**Aim**
Repeat exactly the lines between and including those that contain "Reproduce this diagram with TikZ." and "(inclusion) at (1004,566)". Output no other line.

**Data to process**
◇ ◇ ◇ ◇
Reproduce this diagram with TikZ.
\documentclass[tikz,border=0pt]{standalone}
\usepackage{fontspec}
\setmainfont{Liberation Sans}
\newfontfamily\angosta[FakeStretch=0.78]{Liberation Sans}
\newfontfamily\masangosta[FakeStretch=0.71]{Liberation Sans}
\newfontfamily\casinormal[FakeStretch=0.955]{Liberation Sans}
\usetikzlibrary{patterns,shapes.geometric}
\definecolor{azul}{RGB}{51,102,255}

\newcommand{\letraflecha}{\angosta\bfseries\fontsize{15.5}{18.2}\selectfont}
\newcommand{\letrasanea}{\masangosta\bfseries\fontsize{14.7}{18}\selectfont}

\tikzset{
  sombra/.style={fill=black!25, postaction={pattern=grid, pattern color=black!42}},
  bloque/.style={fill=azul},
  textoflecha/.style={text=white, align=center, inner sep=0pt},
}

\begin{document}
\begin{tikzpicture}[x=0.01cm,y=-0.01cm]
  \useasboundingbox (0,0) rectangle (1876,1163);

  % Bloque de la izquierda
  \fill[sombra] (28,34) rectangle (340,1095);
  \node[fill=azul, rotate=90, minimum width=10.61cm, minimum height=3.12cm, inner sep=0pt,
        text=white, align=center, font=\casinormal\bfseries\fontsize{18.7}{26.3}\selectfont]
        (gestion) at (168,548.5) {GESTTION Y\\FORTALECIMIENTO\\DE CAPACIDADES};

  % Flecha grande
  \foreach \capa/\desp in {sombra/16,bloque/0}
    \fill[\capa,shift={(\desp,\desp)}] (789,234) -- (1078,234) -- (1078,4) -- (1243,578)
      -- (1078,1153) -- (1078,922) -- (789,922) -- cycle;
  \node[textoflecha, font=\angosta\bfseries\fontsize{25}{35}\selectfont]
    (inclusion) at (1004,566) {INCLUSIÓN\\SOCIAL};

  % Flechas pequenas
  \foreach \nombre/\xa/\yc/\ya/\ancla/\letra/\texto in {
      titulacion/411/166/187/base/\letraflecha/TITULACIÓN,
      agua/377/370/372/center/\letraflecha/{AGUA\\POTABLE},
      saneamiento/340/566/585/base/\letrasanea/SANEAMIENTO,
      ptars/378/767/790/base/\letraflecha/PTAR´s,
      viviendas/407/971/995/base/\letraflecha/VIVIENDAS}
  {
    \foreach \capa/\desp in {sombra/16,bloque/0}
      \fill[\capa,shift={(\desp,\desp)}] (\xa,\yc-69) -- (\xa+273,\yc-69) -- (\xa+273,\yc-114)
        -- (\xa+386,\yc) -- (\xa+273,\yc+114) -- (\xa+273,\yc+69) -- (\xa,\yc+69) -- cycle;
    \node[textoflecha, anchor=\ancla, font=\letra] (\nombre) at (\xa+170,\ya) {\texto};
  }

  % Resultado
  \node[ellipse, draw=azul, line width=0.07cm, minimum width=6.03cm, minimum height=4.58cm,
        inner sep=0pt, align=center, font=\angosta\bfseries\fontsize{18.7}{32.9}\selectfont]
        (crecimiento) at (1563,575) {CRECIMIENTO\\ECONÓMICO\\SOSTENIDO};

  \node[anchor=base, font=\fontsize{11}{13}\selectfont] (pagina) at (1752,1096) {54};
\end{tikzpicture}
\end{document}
◇ ◇ ◇ ◇
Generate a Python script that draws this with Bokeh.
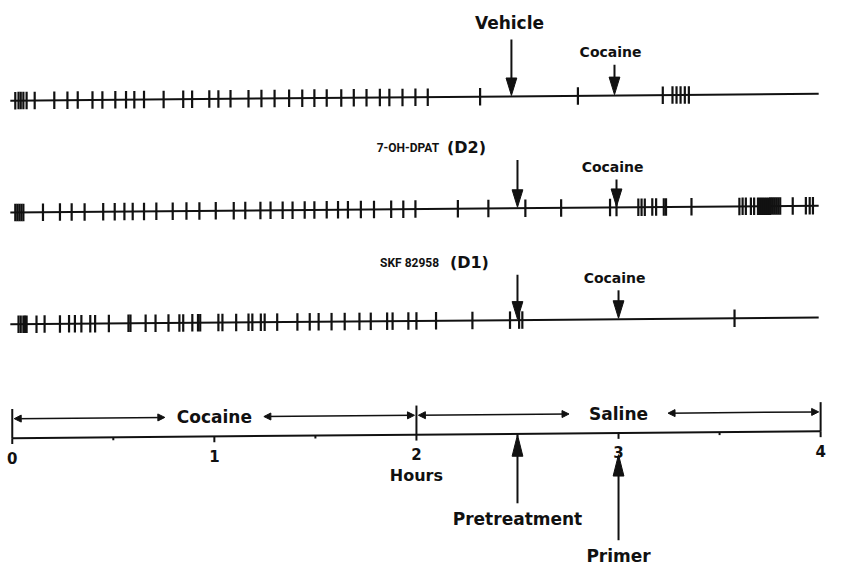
◇ ◇ ◇ ◇
**Output for this exercise**
Reproduce this diagram with TikZ.
\documentclass[tikz,border=0pt]{standalone}
\usepackage{fontspec}
\setmainfont{Liberation Sans}
\newfontfamily\angosta[FakeStretch=0.78]{Liberation Sans}
\newfontfamily\masangosta[FakeStretch=0.71]{Liberation Sans}
\newfontfamily\casinormal[FakeStretch=0.955]{Liberation Sans}
\usetikzlibrary{patterns,shapes.geometric}
\definecolor{azul}{RGB}{51,102,255}

\newcommand{\letraflecha}{\angosta\bfseries\fontsize{15.5}{18.2}\selectfont}
\newcommand{\letrasanea}{\masangosta\bfseries\fontsize{14.7}{18}\selectfont}

\tikzset{
  sombra/.style={fill=black!25, postaction={pattern=grid, pattern color=black!42}},
  bloque/.style={fill=azul},
  textoflecha/.style={text=white, align=center, inner sep=0pt},
}

\begin{document}
\begin{tikzpicture}[x=0.01cm,y=-0.01cm]
  \useasboundingbox (0,0) rectangle (1876,1163);

  % Bloque de la izquierda
  \fill[sombra] (28,34) rectangle (340,1095);
  \node[fill=azul, rotate=90, minimum width=10.61cm, minimum height=3.12cm, inner sep=0pt,
        text=white, align=center, font=\casinormal\bfseries\fontsize{18.7}{26.3}\selectfont]
        (gestion) at (168,548.5) {GESTTION Y\\FORTALECIMIENTO\\DE CAPACIDADES};

  % Flecha grande
  \foreach \capa/\desp in {sombra/16,bloque/0}
    \fill[\capa,shift={(\desp,\desp)}] (789,234) -- (1078,234) -- (1078,4) -- (1243,578)
      -- (1078,1153) -- (1078,922) -- (789,922) -- cycle;
  \node[textoflecha, font=\angosta\bfseries\fontsize{25}{35}\selectfont]
    (inclusion) at (1004,566) {INCLUSIÓN\\SOCIAL};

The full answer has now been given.